I have travelled to many countries around the world from Australia to Mexico to Nicaragua to Canada, and there is nothing quite like the American high school sports system. Although most parents know that the best chance that their child has to play in college is to play on a club team, what they don’t know is that only seven percent of high school athletes end up playing in college. The percentage of kids who get a college scholarship to play a sport is so small that to most people it seems out of reach.

It is no secret that sports success in high school carries over to the classroom. Research is showing that schools with strong athletic programs have higher test scores and lower dropout rates, and that the success of the school as a whole depends on how well the school can find ways to strengthen the athletic programs as well as academic opportunities. In one study conducted by Chicago researchers, it was determined that sports creates long term improvements in study habits and grade point averages. Although many kids in the United States have the privilege to play organized athletics outside of school, many kids don’t. Many people say that ‘American principle and culture’ is based around the idea of having a central athletics program within the school, and that it has gone too far in most schools. In my mind, eliminating these opportunities would be devastating to countless kids across the country.

However, I am not saying that sports should always come first. If student-athletes were constantly allowed to miss school to play a sport that would not be a good thing. I am merely saying that despite the negative stereotypes based around sports culture in the United States, most evidence seems to indicate that school sports programs benefit students in ways that could never be accomplished through an academic program.

In the recent Atlantic article “The Case Against High School Sports” written by Amanda Ripley, she claims that “sports are embedded in American schools in a way they are not almost anywhere else.” American student-athletes sacrifice a lot to pursue their hobby and sometimes even their dream, but the benefits far outweigh the costs. Daniel H. Bowen and Jay P. Greene from the University of Arkansas found a direct relationship between schools winning percentages and athletic participation, and graduation rates as well as test scores. Harvard political science professor Robert Putnam says in his book that high school sports teach students valuable skills such as leadership, teamwork, self-discipline, and strong work habits.

One group that discovered just how immense the gap is in high school sports participation between wealthy and low income families is the Massachusetts Interscholastic Athletic Association. They found that in the 10 poorest communities in Massachusetts sports participation was 43 percent below the statewide average, and in the 10 wealthiest communities participation was 32 percent above the average. This divide is a huge problem because most educators believe that participation as well as success in extracurricular activities leads to more academic success and a stronger drive to come to school and learn.
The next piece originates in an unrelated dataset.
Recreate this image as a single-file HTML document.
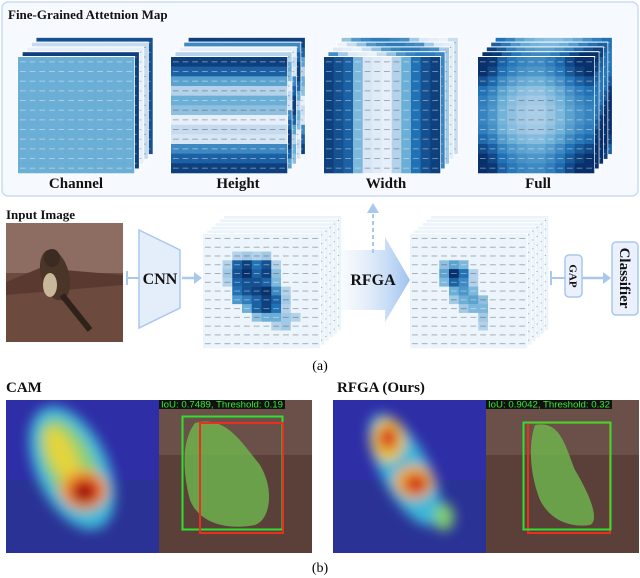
<!DOCTYPE html>
<html><head><meta charset="utf-8">
<style>
html,body{margin:0;padding:0;background:#fff;}
svg{display:block;}
.t{font-family:"Liberation Serif",serif;font-weight:bold;fill:#111;}
</style></head>
<body>
<svg id="fig" width="640" height="578" viewBox="0 0 640 578" xmlns="http://www.w3.org/2000/svg">
<defs>
  <linearGradient id="rfgaGrad" x1="0" x2="1" y1="0" y2="0">
    <stop offset="0" stop-color="#dbe8f8" stop-opacity="0.2"/>
    <stop offset="1" stop-color="#9fc3ef"/>
  </linearGradient>
  <filter id="blur6"><feGaussianBlur stdDeviation="6"/></filter>
  <filter id="blur3"><feGaussianBlur stdDeviation="3"/></filter>
  <clipPath id="clipCam"><rect x="6" y="400" width="153" height="153"/></clipPath>
  <clipPath id="clipRfga"><rect x="333" y="400" width="153" height="153"/></clipPath>
</defs>

<rect x="2" y="2" width="636" height="194" rx="6" fill="#f6f9fe" stroke="#c9dcf3" stroke-width="1.5"/>
<text class="t" x="8" y="19" font-size="13">Fine-Grained Attetnion Map</text>
<g id="stacks"></g>
<text class="t" x="76" y="188" font-size="15" text-anchor="middle">Channel</text>
<text class="t" x="238" y="188" font-size="15" text-anchor="middle">Height</text>
<text class="t" x="386" y="188" font-size="15" text-anchor="middle">Width</text>
<text class="t" x="538" y="188" font-size="15" text-anchor="middle">Full</text>

<text class="t" x="6" y="219" font-size="13">Input Image</text>
<g>
  <rect x="6" y="223" width="117" height="119" fill="#6d4a3e"/>
  <rect x="6" y="223" width="117" height="50" fill="#8d6d62"/>
  <polygon points="6,282 40,268 123,275 123,285 6,295" fill="#5a3a30"/>
  <ellipse cx="55" cy="275" rx="14" ry="26" fill="#4a3528" transform="rotate(-15 55 275)"/>
  <ellipse cx="52" cy="258" rx="8" ry="9" fill="#3b2b22"/>
  <ellipse cx="50" cy="285" rx="7" ry="12" fill="#c9b79a"/>
  <line x1="62" y1="295" x2="90" y2="330" stroke="#2e221b" stroke-width="6"/>
</g>
<line x1="127" y1="271" x2="127" y2="285" stroke="#a9c8ee" stroke-width="2"/>
<line x1="127" y1="278" x2="139" y2="278" stroke="#a9c8ee" stroke-width="2"/>
<polygon points="139,230 180,250 180,308 139,328" fill="#e4eefb" stroke="#a9c8ee" stroke-width="1.5"/>
<text class="t" x="160" y="284" font-size="16" text-anchor="middle">CNN</text>
<line x1="182" y1="278" x2="196" y2="278" stroke="#a9c8ee" stroke-width="2.5"/>
<polygon points="194,272 202,278 194,284" fill="#a9c8ee"/>
<g id="features"></g>
<polygon points="342,250 385,250 385,237 410,280 385,322 385,310 342,310" fill="url(#rfgaGrad)"/>
<text class="t" x="373" y="285" font-size="16" text-anchor="middle">RFGA</text>
<line x1="373" y1="253" x2="373" y2="212" stroke="#a9c8ee" stroke-width="2" stroke-dasharray="4,3"/>
<polygon points="367,213 373,203 379,213" fill="#a9c8ee"/>
<line x1="551" y1="271" x2="551" y2="285" stroke="#a9c8ee" stroke-width="2"/>
<line x1="551" y1="278" x2="565" y2="278" stroke="#a9c8ee" stroke-width="2"/>
<rect x="565" y="255" width="17" height="42" rx="4" fill="#eaf1fc" stroke="#a9c8ee" stroke-width="1.5"/>
<text class="t" x="573.5" y="276" font-size="11" text-anchor="middle" transform="rotate(90 573.5 276)" dy="4">GAP</text>
<line x1="582" y1="278" x2="605" y2="278" stroke="#a9c8ee" stroke-width="2.5"/>
<polygon points="603,272 611,278 603,284" fill="#a9c8ee"/>
<rect x="612" y="242" width="26" height="73" rx="4" fill="#eaf1fc" stroke="#a9c8ee" stroke-width="1.5"/>
<text class="t" x="625" y="278" font-size="15" text-anchor="middle" dy="5" transform="rotate(90 625 278)">Classifier</text>
<text x="320" y="370" font-size="14" text-anchor="middle" font-family="Liberation Serif,serif">(a)</text>

<text class="t" x="6" y="392" font-size="15">CAM</text>
<text class="t" x="337" y="392" font-size="15">RFGA (Ours)</text>

<g clip-path="url(#clipCam)">
  <rect x="6" y="400" width="153" height="153" fill="#2e2ea6"/>
  <rect x="6" y="480" width="153" height="73" fill="#2a3296"/>
  <g filter="url(#blur6)">
    <ellipse cx="72" cy="468" rx="36" ry="66" fill="#3fb8d8" transform="rotate(-25 72 468)"/>
    <ellipse cx="70" cy="465" rx="24" ry="50" fill="#8fd070" transform="rotate(-25 70 465)"/>
    <ellipse cx="62" cy="455" rx="13" ry="30" fill="#e4d43a" transform="rotate(-25 62 455)"/>
    <ellipse cx="84" cy="490" rx="24" ry="20" fill="#f0a030"/>
    <ellipse cx="85" cy="491" rx="16" ry="14" fill="#d8281a"/>
    <ellipse cx="84" cy="493" rx="9" ry="9" fill="#8c1410"/>
  </g>
</g>
<g>
  <rect x="159" y="400" width="153" height="153" fill="#5a4038"/>
  <rect x="159" y="400" width="153" height="55" fill="#6a5048"/>
  <path d="M195,423 C225,415 240,440 260,465 C275,490 270,520 255,525 C230,530 200,525 190,500 C182,470 182,440 195,423 Z" fill="#6fb24e" opacity="0.85"/>
  <rect x="182.5" y="416.5" width="100" height="113" fill="none" stroke="#30e030" stroke-width="2"/>
  <rect x="200" y="423" width="83" height="110" fill="none" stroke="#e83020" stroke-width="2"/>
  <rect x="159" y="400" width="126" height="9" fill="#111"/>
  <text x="161" y="407.5" font-size="9" fill="#2ef02e" font-family="Liberation Sans,sans-serif" textLength="122" lengthAdjust="spacingAndGlyphs">IoU: 0.7489, Threshold: 0.19</text>
</g>

<g clip-path="url(#clipRfga)">
  <rect x="333" y="400" width="153" height="153" fill="#2e2ea6"/>
  <rect x="333" y="480" width="153" height="73" fill="#2a3296"/>
  <g filter="url(#blur6)">
    <ellipse cx="405" cy="470" rx="24" ry="62" fill="#3fb8d8" transform="rotate(-28 405 470)"/>
    <ellipse cx="388" cy="440" rx="17" ry="22" fill="#e8c83a"/>
    <ellipse cx="388" cy="438" rx="10" ry="12" fill="#d83020"/>
    <ellipse cx="414" cy="482" rx="20" ry="17" fill="#eeb038"/>
    <ellipse cx="416" cy="484" rx="12" ry="10" fill="#d02818"/>
    <ellipse cx="444" cy="517" rx="10" ry="14" fill="#80d070"/>
  </g>
</g>
<g>
  <rect x="486" y="400" width="153" height="153" fill="#5a4038"/>
  <rect x="486" y="400" width="153" height="55" fill="#6a5048"/>
  <path d="M535,425 C560,420 565,445 575,470 C590,495 600,520 590,525 C570,528 550,520 540,500 C530,475 528,445 535,425 Z" fill="#6fb24e" opacity="0.85"/>
  <rect x="528" y="423" width="82" height="110" fill="none" stroke="#e83020" stroke-width="2"/>
  <rect x="523.5" y="422.5" width="87" height="107" fill="none" stroke="#30e030" stroke-width="2"/>
  <rect x="486" y="400" width="126" height="9" fill="#111"/>
  <text x="488" y="407.5" font-size="9" fill="#2ef02e" font-family="Liberation Sans,sans-serif" textLength="122" lengthAdjust="spacingAndGlyphs">IoU: 0.9042, Threshold: 0.32</text>
</g>
<text x="320" y="572" font-size="14" text-anchor="middle" font-family="Liberation Serif,serif">(b)</text>
</svg>

<script>
const heightRows = [0.95,0.85,0.6,0.35,0.55,0.45,0.1,0.3,0.2,0.7,0.85,0.95];
const widthCols  = [0.95,0.9,0.85,0.5,0.2,0.15,0.1,0.35,0.55,0.8,0.9,0.95];
const channelLayers = [0.75,0.95,0.1,0.3,0.9,0.5];
const fullRows = [0.9,0.8,0.6,0.4,0.3,0.25,0.25,0.3,0.45,0.65,0.8,0.9];
const fullCols = [0.9,0.75,0.5,0.35,0.25,0.2,0.2,0.3,0.45,0.65,0.8,0.9];
const feat1Blob = [[2,3,0.35],[2,4,0.4],[2,5,0.35],[2,6,0.4],[3,2,0.35],[3,3,0.85],[3,4,0.95],[3,5,0.8],[3,6,0.9],[3,7,0.35],
 [4,2,0.4],[4,3,0.9],[4,4,1.0],[4,5,0.85],[4,6,0.95],[4,7,0.45],[5,2,0.35],[5,3,0.85],[5,4,0.9],[5,5,0.9],[5,6,0.85],[5,7,0.5],
 [6,3,0.8],[6,4,0.9],[6,5,0.95],[6,6,1.0],[6,7,0.7],[6,8,0.35],[7,3,0.65],[7,4,0.75],[7,5,0.85],[7,6,0.95],[7,7,0.85],[7,8,0.4],
 [8,4,0.55],[8,5,0.85],[8,6,0.95],[8,7,0.8],[8,8,0.35],[9,5,0.45],[9,6,0.55],[9,7,0.55],[9,8,0.4],[9,9,0.35],[10,7,0.35],[10,8,0.4]];
const feat2Blob = [[3,3,0.45],[3,4,0.6],[3,5,0.5],[4,3,0.6],[4,4,1.0],[4,5,0.8],[4,6,0.35],[5,3,0.5],[5,4,0.85],[5,5,0.7],[5,6,0.35],
 [6,4,0.55],[6,5,0.65],[6,6,0.5],[7,4,0.4],[7,5,0.55],[7,6,0.6],[7,7,0.45],[8,5,0.4],[8,6,0.5],[8,7,0.5],[9,7,0.4],[10,7,0.35]];

const stops=[[0,[247,251,255]],[0.3,[198,219,239]],[0.55,[107,174,214]],[0.8,[33,113,181]],[1,[8,48,107]]];
function blues(v){v=Math.max(0,Math.min(1,v));for(let i=1;i<stops.length;i++){if(v<=stops[i][0]){const a=stops[i-1],b=stops[i];const t=(v-a[0])/(b[0]-a[0]);const c=a[1].map((x,k)=>Math.round(x+(b[1][k]-x)*t));return `rgb(${c})`;}}return 'rgb(8,48,107)';}
const NS='http://www.w3.org/2000/svg';
function mk(tag,attrs,parent){const e=document.createElementNS(NS,tag);for(const k in attrs)e.setAttribute(k,attrs[k]);parent.appendChild(e);return e;}

function layer(parent,x,y,w,h,rows,cols,fn,name){
  const g=mk('g',{},parent);
  
  
  mk('rect',{x:x-1,y:y-1,width:w+2,height:h+2,fill:'#fff'},g);
  const cw=w/cols,ch=h/rows;
  for(let r=0;r<rows;r++)for(let c=0;c<cols;c++){
    const v=fn(r,c);
    const cell=mk('rect',{x:(x+c*cw).toFixed(2),y:(y+r*ch).toFixed(2),width:(cw+0.3).toFixed(2),height:(ch+0.3).toFixed(2),fill:blues(v)},g);
    
    
    mk('rect',{x:(x+c*cw+cw*0.2).toFixed(2),y:(y+r*ch+ch*0.45).toFixed(2),width:(cw*0.6).toFixed(2),height:1,fill:v>0.45?'#ffffff':'#444',opacity:0.4},g);
  }
}
function stack(x,y,w,h,n,dx,dy,rows,cols,fnFront,fnBack,name){
  const g=mk('g',{},document.getElementById(name==='feature'?'features':'stacks'));
  
  
  for(let i=n-1;i>=0;i--){
    layer(g,x+i*dx,y+i*dy,w,h,rows,cols,i===0?fnFront:(r,c)=>fnBack(i,r,c),name+'-layer');
  }
}
stack(18,57,116,116,5,4.6,-4.8,12,12,()=>0.55,(i)=>channelLayers[i],'channel');
stack(171,57,116,116,5,4.4,-4.8,12,12,(r)=>heightRows[r],(i,r)=>heightRows[(r+i*3)%12],'height');
stack(324,57,116,116,5,4.4,-4.8,12,12,(r,c)=>widthCols[c],(i,r,c)=>widthCols[(c+i*2)%12]*0.8,'width');
stack(478,57,116,116,5,4.4,-4.8,12,12,(r,c)=>Math.min(1,(fullRows[r]+fullCols[c])/2+0.15),(i,r,c)=>Math.min(1,(fullRows[(r+i)%12]+fullCols[c])/2+0.2),'full');

function blobFn(list){const m={};list.forEach(([r,c,v])=>m[r+','+c]=v);return (r,c)=>m[r+','+c]!==undefined?m[r+','+c]:0.06;}
stack(203,234,117,114,6,4.2,-3.6,13,12,blobFn(feat1Blob),()=>0.07,'feature');
stack(410,234,117,114,6,4.2,-3.6,13,12,blobFn(feat2Blob),()=>0.07,'feature');
</script>
</body></html>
It was the fall of 2016. As a young athlete I had always dreamed of this moment but I never thought that it would really happen to me. I was a junior in high school, playing at the highest level of baseball that there is in Jupiter, Florida. I had the eyes of 60 coaches from 60 of the most renowned educational institutions in the country. This was the Headfirst Baseball Showcase for kids with good grades, who are looking to pursue their baseball career through college.

I remember sitting in a white chair surrounded by people who looked just like me, listening to this man with a full baseball uniform. I admired this man. He was everything that I ever want to be and more. He had achieved his dream of playing for Stanford University, and then went on to play as a professional. As he was talking to me there was one phrase that sort of sat with me. “I wasn’t good enough to play anymore, my career was over, but there was one thing that they couldn’t take away from me, my Stanford degree.” As he said this he pointed to his back pocket, as if he literally had it with him at all times. I had never thought about it this way before. To me education and sports belonged together. This may have been because of my privileged backround or possibly just the way that I was raised but either way, his speech made me think differently about how high school and college sports should be played and how much they should be incorporated into academics.
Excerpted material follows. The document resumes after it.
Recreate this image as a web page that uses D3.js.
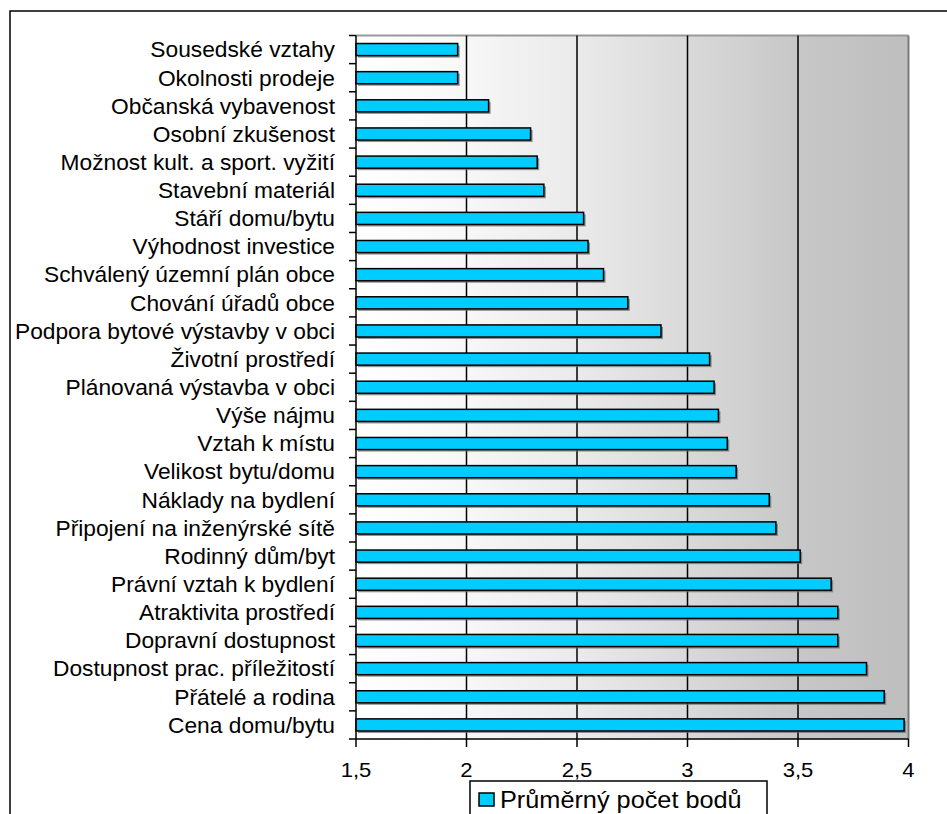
<!DOCTYPE html>
<html>
<head>
<meta charset="utf-8">
<script src="https://cdn.jsdelivr.net/npm/d3@7"></script>
<style>
  html, body { margin: 0; padding: 0; background: #fff; }
  svg { display: block; }
  text { font-family: "Liberation Sans", Arial, sans-serif; fill: #000; }
</style>
</head>
<body>
<svg id="chart" width="947" height="814"></svg>
<script>
// Factors, listed top to bottom as they appear on the chart
const categories = [
  "Sousedské vztahy",
  "Okolnosti prodeje",
  "Občanská vybavenost",
  "Osobní zkušenost",
  "Možnost kult. a sport. vyžití",
  "Stavební materiál",
  "Stáří domu/bytu",
  "Výhodnost investice",
  "Schválený územní plán obce",
  "Chování úřadů obce",
  "Podpora bytové výstavby v obci",
  "Životní prostředí",
  "Plánovaná výstavba v obci",
  "Výše nájmu",
  "Vztah k místu",
  "Velikost bytu/domu",
  "Náklady na bydlení",
  "Připojení na inženýrské sítě",
  "Rodinný dům/byt",
  "Právní vztah k bydlení",
  "Atraktivita prostředí",
  "Dopravní dostupnost",
  "Dostupnost prac. příležitostí",
  "Přátelé a rodina",
  "Cena domu/bytu"
];

// Average score per factor
const averageScore = [
  1.96, 1.96, 2.10, 2.29, 2.32, 2.35, 2.53, 2.55, 2.62, 2.73,
  2.88, 3.10, 3.12, 3.14, 3.18, 3.22, 3.37, 3.40, 3.51, 3.65,
  3.68, 3.68, 3.81, 3.89, 3.98
];

const xTicks = [1.5, 2, 2.5, 3, 3.5, 4];
const seriesName = "Průměrný počet bodů";

const svg = d3.select("#chart");

const plot = { left: 356, right: 908.5, top: 35.5, bottom: 739 };
const textStretch = 1.035;

const x = d3.scaleLinear().domain([1.5, 4]).range([plot.left, plot.right]);
const y = d3.scaleBand().domain(categories).range([plot.top, plot.bottom])
  .paddingInner(0.57).paddingOuter(0.285);

// Outer chart frame (continues past the right and bottom edges)
svg.append("rect")
  .attr("x", 10).attr("y", 11).attr("width", 1200).attr("height", 1200)
  .attr("fill", "none").attr("stroke", "#000").attr("stroke-width", 1.5);

// Plot area background: white to grey, left to right
const defs = svg.append("defs");
const grad = defs.append("linearGradient").attr("id", "plotBg")
  .attr("x1", "0%").attr("x2", "100%").attr("y1", "0%").attr("y2", "0%");
[[0, 255], [0.2, 247], [0.4, 234], [0.6, 217], [0.8, 199], [1, 190]].forEach(([o, v]) => {
  grad.append("stop").attr("offset", o).attr("stop-color", d3.rgb(v, v, v));
});

svg.append("rect")
  .attr("x", plot.left).attr("y", plot.top)
  .attr("width", plot.right - plot.left).attr("height", plot.bottom - plot.top)
  .attr("fill", "url(#plotBg)");

// Plot area border (top and right)
svg.append("line")
  .attr("x1", plot.left).attr("x2", plot.right)
  .attr("y1", plot.top).attr("y2", plot.top)
  .attr("stroke", "#999").attr("stroke-width", 2);
svg.append("line")
  .attr("x1", plot.right).attr("x2", plot.right)
  .attr("y1", plot.top).attr("y2", plot.bottom)
  .attr("stroke", "#7a7a7a").attr("stroke-width", 2);

// Vertical gridlines
svg.append("g").selectAll("line")
  .data(xTicks.filter(t => t > 1.5 && t < 4))
  .join("line")
  .attr("x1", d => x(d)).attr("x2", d => x(d))
  .attr("y1", plot.top).attr("y2", plot.bottom)
  .attr("stroke", "#000").attr("stroke-width", 1.5);

// Bars with a drop shadow
const bars = svg.append("g");
bars.selectAll("rect.shadow")
  .data(categories)
  .join("rect")
  .attr("class", "shadow")
  .attr("x", x(1.5) + 2)
  .attr("y", d => y(d) + 2)
  .attr("width", (d, i) => x(averageScore[i]) - x(1.5))
  .attr("height", y.bandwidth())
  .attr("fill", "#6e6e6e")
  .attr("opacity", 0.75);

bars.selectAll("rect.bar")
  .data(categories)
  .join("rect")
  .attr("class", "bar")
  .attr("x", x(1.5))
  .attr("y", d => y(d))
  .attr("width", (d, i) => x(averageScore[i]) - x(1.5))
  .attr("height", y.bandwidth())
  .attr("fill", "#00CCFF")
  .attr("stroke", "#000")
  .attr("stroke-width", 1.5);

// Category axis (left)
const step = y.step();
const boundaries = d3.range(categories.length + 1).map(i => plot.top + i * step);
const yAxis = svg.append("g");
yAxis.append("line")
  .attr("x1", plot.left).attr("x2", plot.left)
  .attr("y1", plot.top).attr("y2", plot.bottom)
  .attr("stroke", "#000").attr("stroke-width", 1.5);
yAxis.selectAll("line.tick")
  .data(boundaries)
  .join("line")
  .attr("class", "tick")
  .attr("x1", plot.left - 7).attr("x2", plot.left)
  .attr("y1", d => d).attr("y2", d => d)
  .attr("stroke", "#000").attr("stroke-width", 1.5);
yAxis.selectAll("text")
  .data(categories)
  .join("text")
  .attr("transform", d => `translate(335,${y(d) + y.bandwidth() / 2 + 7.8}) scale(${textStretch},1)`)
  .attr("text-anchor", "end")
  .style("font-size", "22px")
  .text(d => d);

// Value axis (bottom)
const xAxis = svg.append("g");
xAxis.append("line")
  .attr("x1", plot.left).attr("x2", plot.right)
  .attr("y1", plot.bottom).attr("y2", plot.bottom)
  .attr("stroke", "#000").attr("stroke-width", 1.5);
xAxis.selectAll("line.tick")
  .data(xTicks)
  .join("line")
  .attr("class", "tick")
  .attr("x1", d => x(d)).attr("x2", d => x(d))
  .attr("y1", plot.bottom).attr("y2", plot.bottom + 8)
  .attr("stroke", "#000").attr("stroke-width", 1.5);
const fmt = v => String(v).replace(".", ",");
xAxis.selectAll("text")
  .data(xTicks)
  .join("text")
  .attr("transform", d => `translate(${x(d)},777) scale(1.05,1)`)
  .attr("text-anchor", "middle")
  .style("font-size", "21px")
  .text(fmt);

// Legend
const legend = svg.append("g");
legend.append("rect")
  .attr("x", 470).attr("y", 781).attr("width", 297).attr("height", 60)
  .attr("fill", "#fff").attr("stroke", "#000").attr("stroke-width", 1.5);
legend.append("rect")
  .attr("x", 479).attr("y", 793).attr("width", 15).attr("height", 13)
  .attr("fill", "#00CCFF").attr("stroke", "#000").attr("stroke-width", 1.5);
legend.append("text")
  .attr("transform", `translate(500,808) scale(1.1,1)`)
  .style("font-size", "23px")
  .text(seriesName);
</script>
</body>
</html>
This brought me back to my school. Saint Paul Central High, where everyone is required to take a gym class, and football is at the center of attention. Although we are one of the most culturally diverse schools in the country, we are also one of the poorest, and we have many kids that live in poverty. For many of these kids, sports is what keeps them out of trouble and determined to stay in school. An article was written a few years ago in the Atlantic by Eleanor Barkhorn titled “Athletes Are More Likely to Finish High School Than Non-Athletes.” She talked about a study conducted at the University of Kansas. They found that in 2012, 98 percent of athletes graduated, while only 90 percent of non-athletes graduated. These numbers have since grown, and can be seen throughout the country in both high schools and colleges.

The overwhelming majority of current high school combines are done specifically for football players. This is because of the high participation in football, the amount of money that is being poured into high school football programs, and the attention that each one gets from their school. For most schools in the United States football is the most important sport, and their teams and fields recieve the most money. This also means that more people go to their events, and they recieve more attention from college scouts. If just some of this money could be taken away from the football fund and put towards other sports, I believe that thousands of kids across the country would have a higher chance of achieving their dream of playing a sport in college.
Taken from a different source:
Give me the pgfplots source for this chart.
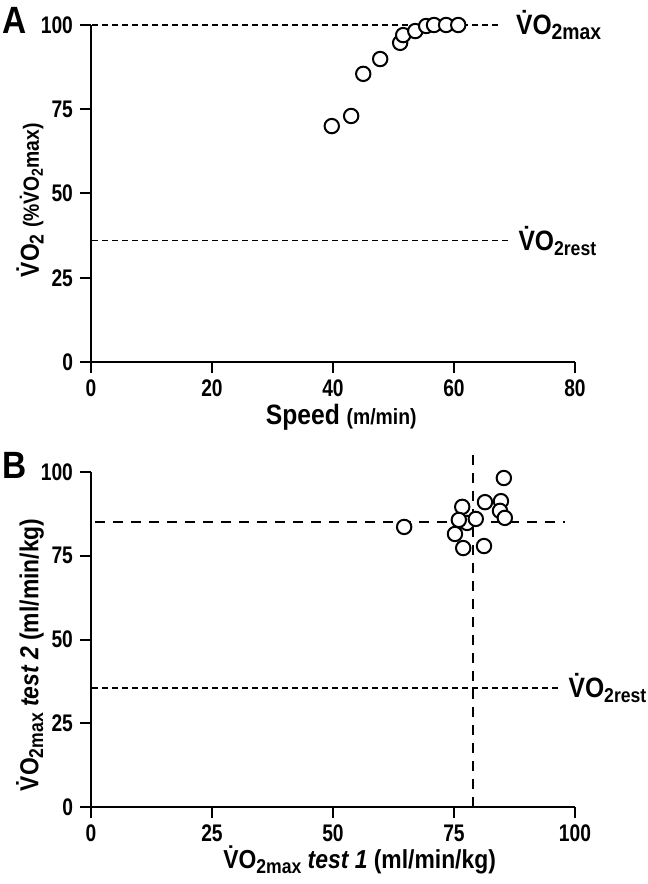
\documentclass[border=0pt]{standalone}
\usepackage{fontspec}
\setmainfont{Liberation Sans}[FakeStretch=0.88]
\newfontfamily\tickfont{Liberation Sans}[FakeStretch=0.8]
\usepackage{pgfplots}
\pgfplotsset{compat=1.18}
\usetikzlibrary{calc}
\newcommand{\VO}{\.{V}O}
\newcommand{\sub}[2][10]{\raisebox{-0.35ex}{\fontsize{#1}{#1}\selectfont #2}}
\begin{document}
\begin{tikzpicture}[font=\bfseries]
\useasboundingbox (-45.5pt,-38.5pt) rectangle (278.5pt,403.5pt);
\pgfplotsset{
  myaxis/.style={
    scale only axis, width=242pt,
    axis lines=left, axis line style={line width=1pt, -},
    tick align=outside, major tick length=5.5pt,
    tick style={line width=1pt, black},
    xmin=0, ymin=0, ymax=100,
    ytick={0,25,50,75,100},
    tick label style={font=\tickfont\fontsize{12}{14}\selectfont\bfseries},
    /pgf/number format/assume math mode=true,
    clip=false,
  },
  pts/.style={only marks, mark=*, mark size=3.6pt, mark options={line width=1pt, fill=white, draw=black}},
  dline/.style={black, line width=0.6pt, dash pattern=on 3pt off 2pt, no marks},
  dthick/.style={black, line width=1pt, dash pattern=on 5pt off 4pt, no marks},
}
% Panel A
\begin{axis}[myaxis, at={(0pt,222.5pt)}, height=168.5pt, xmax=80, xtick={0,20,40,60,80}]
\addplot[dline] coordinates {(0.2,100) (67.6,100)};
\addplot[dline] coordinates {(0.2,36) (68.9,36)};
\addplot[pts] coordinates {
(39.8,70.0) (43.0,73.0) (45.0,85.5) (47.8,89.9) (51.1,94.7) (51.6,97.0)
(53.6,98.2) (55.4,99.7) (56.7,100) (58.7,100) (60.7,100)};
\node[anchor=west, inner sep=0pt] at (axis cs:70.2,100) {\fontsize{14}{16}\selectfont\VO\sub[11]{2max}};
\node[anchor=west, inner sep=0pt] at (axis cs:70.6,36) {\fontsize{14}{16}\selectfont\VO\sub[10]{2rest}};
\node at ($(rel axis cs:0.517,0)+(0,-27.5pt)$) {\fontsize{14}{16}\selectfont Speed \fontsize{11}{13}\selectfont(m/min)};
\node[rotate=90] at ($(rel axis cs:0,0.48)+(-30.5pt,0)$) {\fontsize{13}{15}\selectfont\VO\sub[10]{2} \fontsize{11}{13}\selectfont(\%\VO\sub[8]{2}max)};
\node at ($(rel axis cs:0,1.015)+(-38pt,0)$) {\fontsize{19}{20}\selectfont A};
\end{axis}
% Panel B
\begin{axis}[myaxis, at={(0pt,0pt)}, height=167.5pt, xmax=100, xtick={0,25,50,75,100}]
\addplot[dline] coordinates {(0.2,35.5) (97.3,35.5)};
\addplot[dthick] coordinates {(0.8,85) (98,85)};
\addplot[dthick] coordinates {(79,0) (79,105.7)};
\addplot[pts] coordinates {
(85.3,98.2) (81.4,91.0) (84.7,91.3) (76.7,89.6) (84.5,88.4) (85.5,86.3)
(77.7,84.8) (76.0,85.7) (79.5,86.0) (64.7,83.6) (75.2,81.5) (76.9,77.3) (81.2,77.9)};
\node[anchor=west, inner sep=0pt] at (axis cs:98.6,35.5) {\fontsize{14}{16}\selectfont\VO\sub[10]{2rest}};
\node at ($(rel axis cs:0.555,0)+(0,-26.5pt)$) {\fontsize{13}{15}\selectfont\VO\sub[10]{2max} \textit{test 1} (ml/min/kg)};
\node[rotate=90] at ($(rel axis cs:0,0.454)+(-30.5pt,0)$) {\fontsize{13}{15}\selectfont\VO\sub[10]{2max} \textit{test 2} (ml/min/kg)};
\node at ($(rel axis cs:0,1.02)+(-38pt,0)$) {\fontsize{19}{20}\selectfont B};
\end{axis}
\end{tikzpicture}
\end{document}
The argument that a combine would just take resources away from the academic part of the school is almost a very solid argument. The one thing that this does not take into account is the fact that having extracaricular activities in high school motivates kids to come. This is not just my opinion, it has been back up by many well known researchers and studies. When a student needs to earn their way onto a high school team by coming to school every day, they tend to come to school and pay attention more.

Although many kids do not have enough money to go to college and achieve their dream, a high school combine would allow college scouts to come and find kids who are willing to work hard on and off of the field. It is a fact that most college coaches are looking for kids who can handle adversity, who have an intrinsic drive, and who are good at handling contructive criticism. The recent article “What College Sports Recruiters Can Teach Your Child” published by The New York Times highlights some of these things and gives examples from college coaches at different levels from around the country.

Overall student athletes have higher graduation rates, and more of a desire to come to school. A nation-wide high school combine would put kids through the college sports system who have never had the opportunity before, and it would help keep kids in school.